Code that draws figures
+---+

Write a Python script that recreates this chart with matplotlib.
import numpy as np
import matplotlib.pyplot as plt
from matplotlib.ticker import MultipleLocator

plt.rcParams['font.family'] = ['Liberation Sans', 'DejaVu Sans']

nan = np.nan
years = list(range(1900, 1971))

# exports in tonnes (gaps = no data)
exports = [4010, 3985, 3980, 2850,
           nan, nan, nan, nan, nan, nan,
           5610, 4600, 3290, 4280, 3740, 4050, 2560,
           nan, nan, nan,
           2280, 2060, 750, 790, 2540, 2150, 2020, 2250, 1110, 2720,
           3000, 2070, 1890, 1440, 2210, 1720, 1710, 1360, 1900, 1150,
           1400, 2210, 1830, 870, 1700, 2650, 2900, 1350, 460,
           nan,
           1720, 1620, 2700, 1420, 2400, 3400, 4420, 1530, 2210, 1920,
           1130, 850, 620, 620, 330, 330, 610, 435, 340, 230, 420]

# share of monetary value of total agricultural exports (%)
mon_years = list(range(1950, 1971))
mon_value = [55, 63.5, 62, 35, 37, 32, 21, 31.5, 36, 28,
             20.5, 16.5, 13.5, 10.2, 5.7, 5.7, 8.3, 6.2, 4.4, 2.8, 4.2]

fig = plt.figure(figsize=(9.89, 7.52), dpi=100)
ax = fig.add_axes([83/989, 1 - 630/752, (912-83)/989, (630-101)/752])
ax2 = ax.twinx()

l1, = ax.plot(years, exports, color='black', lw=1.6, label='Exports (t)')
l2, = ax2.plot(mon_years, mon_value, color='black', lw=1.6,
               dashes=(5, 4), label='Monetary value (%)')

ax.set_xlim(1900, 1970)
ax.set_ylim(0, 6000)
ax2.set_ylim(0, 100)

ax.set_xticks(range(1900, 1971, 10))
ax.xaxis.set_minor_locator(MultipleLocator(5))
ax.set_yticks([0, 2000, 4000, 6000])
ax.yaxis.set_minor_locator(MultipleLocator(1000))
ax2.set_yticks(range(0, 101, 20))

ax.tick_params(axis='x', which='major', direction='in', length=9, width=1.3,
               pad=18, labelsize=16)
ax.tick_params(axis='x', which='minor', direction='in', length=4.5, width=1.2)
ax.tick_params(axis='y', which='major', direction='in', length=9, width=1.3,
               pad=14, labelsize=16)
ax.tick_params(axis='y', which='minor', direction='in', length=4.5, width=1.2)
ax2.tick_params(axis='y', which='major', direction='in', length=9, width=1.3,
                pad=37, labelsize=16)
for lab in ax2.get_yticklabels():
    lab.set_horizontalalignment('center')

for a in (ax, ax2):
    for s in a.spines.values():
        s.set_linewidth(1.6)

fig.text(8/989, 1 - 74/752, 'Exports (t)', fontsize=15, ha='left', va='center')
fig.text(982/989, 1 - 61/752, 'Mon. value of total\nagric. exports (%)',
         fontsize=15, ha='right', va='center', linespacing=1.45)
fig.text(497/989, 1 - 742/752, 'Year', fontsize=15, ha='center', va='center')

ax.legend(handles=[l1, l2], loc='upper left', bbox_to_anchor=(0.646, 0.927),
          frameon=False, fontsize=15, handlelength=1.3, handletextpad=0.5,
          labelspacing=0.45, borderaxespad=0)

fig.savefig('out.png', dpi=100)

+---+

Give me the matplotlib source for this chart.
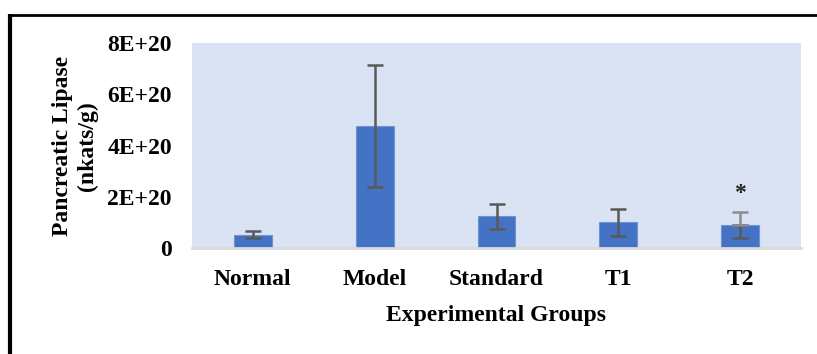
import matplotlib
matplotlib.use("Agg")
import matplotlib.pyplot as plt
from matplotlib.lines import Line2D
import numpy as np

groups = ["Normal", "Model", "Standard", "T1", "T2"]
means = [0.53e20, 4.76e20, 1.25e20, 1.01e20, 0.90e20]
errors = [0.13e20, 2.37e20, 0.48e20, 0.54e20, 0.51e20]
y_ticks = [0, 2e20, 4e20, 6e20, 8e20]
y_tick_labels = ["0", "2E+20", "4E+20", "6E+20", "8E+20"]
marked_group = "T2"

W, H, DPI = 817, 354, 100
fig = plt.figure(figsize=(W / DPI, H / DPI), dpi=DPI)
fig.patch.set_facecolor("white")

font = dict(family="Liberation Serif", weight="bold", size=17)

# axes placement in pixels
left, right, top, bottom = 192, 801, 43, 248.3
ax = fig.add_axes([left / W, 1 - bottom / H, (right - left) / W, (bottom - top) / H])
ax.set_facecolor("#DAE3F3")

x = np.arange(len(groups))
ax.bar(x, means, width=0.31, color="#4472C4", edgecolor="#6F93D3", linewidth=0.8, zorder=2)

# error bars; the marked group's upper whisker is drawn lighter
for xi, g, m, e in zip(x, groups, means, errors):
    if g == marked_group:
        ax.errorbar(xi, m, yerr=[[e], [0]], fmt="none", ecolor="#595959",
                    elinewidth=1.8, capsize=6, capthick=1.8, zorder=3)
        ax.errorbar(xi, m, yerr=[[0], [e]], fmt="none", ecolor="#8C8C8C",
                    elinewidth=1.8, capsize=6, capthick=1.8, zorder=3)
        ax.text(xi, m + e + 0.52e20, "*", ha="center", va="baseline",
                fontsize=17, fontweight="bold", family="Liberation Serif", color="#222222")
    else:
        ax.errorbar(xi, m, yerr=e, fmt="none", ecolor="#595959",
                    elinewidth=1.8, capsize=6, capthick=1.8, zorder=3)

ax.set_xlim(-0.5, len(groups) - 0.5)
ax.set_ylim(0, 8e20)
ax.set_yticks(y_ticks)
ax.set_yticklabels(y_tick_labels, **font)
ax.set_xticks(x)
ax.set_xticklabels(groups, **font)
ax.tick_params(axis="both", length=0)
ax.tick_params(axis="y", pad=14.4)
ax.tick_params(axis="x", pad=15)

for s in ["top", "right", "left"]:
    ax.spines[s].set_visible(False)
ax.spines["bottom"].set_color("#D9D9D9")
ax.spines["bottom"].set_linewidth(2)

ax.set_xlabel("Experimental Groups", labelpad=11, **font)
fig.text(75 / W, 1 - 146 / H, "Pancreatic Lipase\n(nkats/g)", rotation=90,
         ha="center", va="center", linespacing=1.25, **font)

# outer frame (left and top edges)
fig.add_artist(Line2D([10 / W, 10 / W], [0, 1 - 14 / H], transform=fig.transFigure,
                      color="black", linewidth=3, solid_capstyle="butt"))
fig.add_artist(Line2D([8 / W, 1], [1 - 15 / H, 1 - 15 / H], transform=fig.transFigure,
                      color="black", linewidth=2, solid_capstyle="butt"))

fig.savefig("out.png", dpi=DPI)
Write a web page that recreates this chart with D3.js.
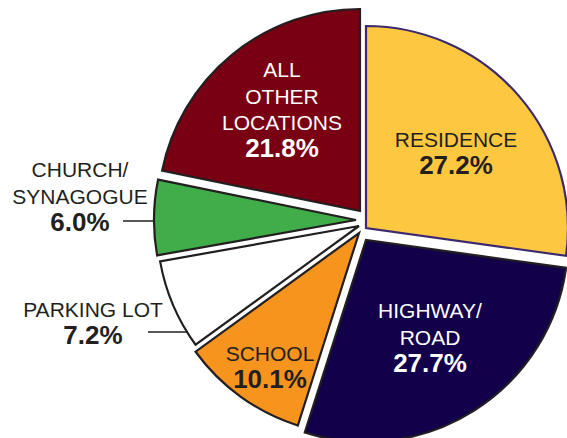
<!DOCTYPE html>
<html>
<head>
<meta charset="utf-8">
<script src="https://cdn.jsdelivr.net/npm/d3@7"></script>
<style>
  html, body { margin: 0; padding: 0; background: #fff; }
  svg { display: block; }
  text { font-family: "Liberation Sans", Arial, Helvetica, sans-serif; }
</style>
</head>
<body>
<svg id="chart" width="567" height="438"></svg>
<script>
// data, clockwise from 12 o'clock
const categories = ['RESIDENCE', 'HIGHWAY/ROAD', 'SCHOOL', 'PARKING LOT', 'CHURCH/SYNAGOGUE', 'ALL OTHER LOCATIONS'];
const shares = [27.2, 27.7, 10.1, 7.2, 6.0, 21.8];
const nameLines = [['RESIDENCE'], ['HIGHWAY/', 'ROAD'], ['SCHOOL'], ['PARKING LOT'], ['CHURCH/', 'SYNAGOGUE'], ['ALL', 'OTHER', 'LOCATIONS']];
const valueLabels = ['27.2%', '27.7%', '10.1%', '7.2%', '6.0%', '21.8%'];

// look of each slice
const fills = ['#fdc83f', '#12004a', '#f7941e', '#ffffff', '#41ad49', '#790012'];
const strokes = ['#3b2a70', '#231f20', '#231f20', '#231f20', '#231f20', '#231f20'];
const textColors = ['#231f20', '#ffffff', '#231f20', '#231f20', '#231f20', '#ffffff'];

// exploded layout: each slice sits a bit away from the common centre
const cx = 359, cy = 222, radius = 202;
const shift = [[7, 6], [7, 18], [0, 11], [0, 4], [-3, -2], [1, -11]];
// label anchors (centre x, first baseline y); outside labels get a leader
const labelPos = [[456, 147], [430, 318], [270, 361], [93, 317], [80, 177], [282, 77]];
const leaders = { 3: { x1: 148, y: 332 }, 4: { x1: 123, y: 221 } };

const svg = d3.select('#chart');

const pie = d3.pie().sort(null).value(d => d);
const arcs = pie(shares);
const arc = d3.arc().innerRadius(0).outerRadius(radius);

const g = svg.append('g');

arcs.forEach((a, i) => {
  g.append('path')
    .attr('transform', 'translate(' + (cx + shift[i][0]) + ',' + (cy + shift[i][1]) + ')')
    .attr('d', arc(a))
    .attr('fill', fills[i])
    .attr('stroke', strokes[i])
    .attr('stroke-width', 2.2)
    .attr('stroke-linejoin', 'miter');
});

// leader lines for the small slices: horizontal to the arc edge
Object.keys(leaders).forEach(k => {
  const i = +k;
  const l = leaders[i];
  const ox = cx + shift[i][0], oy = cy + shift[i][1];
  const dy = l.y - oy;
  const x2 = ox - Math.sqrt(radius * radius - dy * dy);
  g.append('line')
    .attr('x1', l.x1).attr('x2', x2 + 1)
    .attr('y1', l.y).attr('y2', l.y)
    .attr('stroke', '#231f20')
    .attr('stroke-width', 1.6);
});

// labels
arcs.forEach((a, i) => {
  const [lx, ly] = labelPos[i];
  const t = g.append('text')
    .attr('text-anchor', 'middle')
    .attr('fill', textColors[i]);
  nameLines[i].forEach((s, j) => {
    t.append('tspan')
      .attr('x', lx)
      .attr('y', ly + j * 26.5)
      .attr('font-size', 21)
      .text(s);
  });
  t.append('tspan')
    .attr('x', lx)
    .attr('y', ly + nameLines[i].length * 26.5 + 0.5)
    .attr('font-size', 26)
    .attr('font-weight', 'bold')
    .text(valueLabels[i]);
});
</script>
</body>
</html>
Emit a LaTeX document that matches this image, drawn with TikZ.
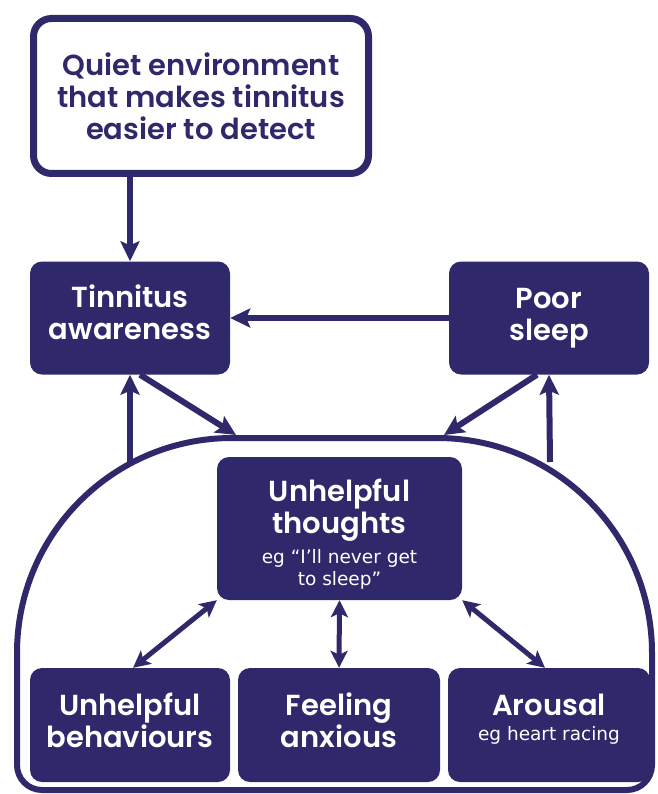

+---+

Please quote only the span of lines whose first line contains "Write a web" and whose last line contains "['27.2%', '27.7%', '10.1%', '7.2%', '6.0%', '21.8%'];", leaving every picture out.

Write a web page that recreates this chart with D3.js.
<!DOCTYPE html>
<html>
<head>
<meta charset="utf-8">
<script src="https://cdn.jsdelivr.net/npm/d3@7"></script>
<style>
  html, body { margin: 0; padding: 0; background: #fff; }
  svg { display: block; }
  text { font-family: "Liberation Sans", Arial, Helvetica, sans-serif; }
</style>
</head>
<body>
<svg id="chart" width="567" height="438"></svg>
<script>
// data, clockwise from 12 o'clock
const categories = ['RESIDENCE', 'HIGHWAY/ROAD', 'SCHOOL', 'PARKING LOT', 'CHURCH/SYNAGOGUE', 'ALL OTHER LOCATIONS'];
const shares = [27.2, 27.7, 10.1, 7.2, 6.0, 21.8];
const nameLines = [['RESIDENCE'], ['HIGHWAY/', 'ROAD'], ['SCHOOL'], ['PARKING LOT'], ['CHURCH/', 'SYNAGOGUE'], ['ALL', 'OTHER', 'LOCATIONS']];
const valueLabels = ['27.2%', '27.7%', '10.1%', '7.2%', '6.0%', '21.8%'];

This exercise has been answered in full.